Oracle recommends that you back up your system to ensure the safety of your data. This topic lists the resources you should back up, as well as their locations.

Backups must be performed manually and cold. A cold backup guarantees that your project data sets, Studio database, and sample files remain in synch. This involves (at a minimum) shutting down the Dgraph and HDFS Agent to prevent them from performing an ingest during the backup procedure.

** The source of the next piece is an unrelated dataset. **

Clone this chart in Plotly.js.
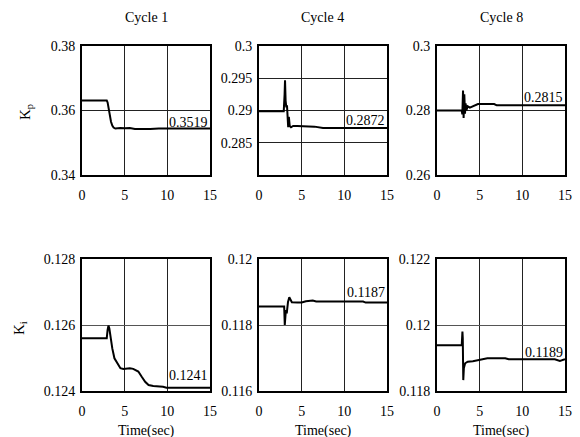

Resource Location Description/notes

dateFormats.txt

edp_classpath.txt

logging.properties

sparkContext.properties

spark_worker_files.txt

The location on HDFS defined by the hdfsEdpLibPath property in the data_processing_CLI file. By default, this is /user/bdd/edp/lib. These files contain configuration settings specific to your system.
/dataSwamp The location on HDFS defined by the edpDataDir property in the data_processing_CLI file. By default, this is /user/bdd/edp/data. This directory contains the Avro files for your sample data sets.
Data Processing log files (edpLog*.log) The location on each node defined by the edpJarDir property in the data_processing-CLI file. By default, this is /opt/bdd/edp/data. The Data Processing log files are located on each node that has been involved in a Data Processing job. These include the client that started the job (which could be nodes running the CLI, the Hive Table Detector, or Studio), an Oozie worker node, or a Spark worker node.
The ZooKeeper infrastructure on CDH nodes,/endeca-cluster znode Refer to Cloudera's documentation for backup instructions.
HDFS and other Hadoop resources Refer to Cloudera's documentation for backup instructions.
Studio's database Refer to your database's documentation for backup instructions.
$MW_HOME The location defined by the ORACLE_HOME property in bdd.conf. By default, this is /localdisk/Oracle/Middleware. Back up this location on the WebLogic Admin Server node and each Weblogic Managed Server node in the BDD cluster.
$DOMAIN_HOME The root directory of Studio and your WebLogic domain. By default, this is $MW_HOME/user_projects/domains/bdd_domain. Back up this location on the WebLogic Admin Server node and each Weblogic Managed Server node in the BDD cluster.
The Dgraph index The location on the NFS defined by the DGRAPH_INDEX_DIR and DGRAPH_INDEX_NAME properties in the bdd.conf file. This location contains the indexes for all of your data sets.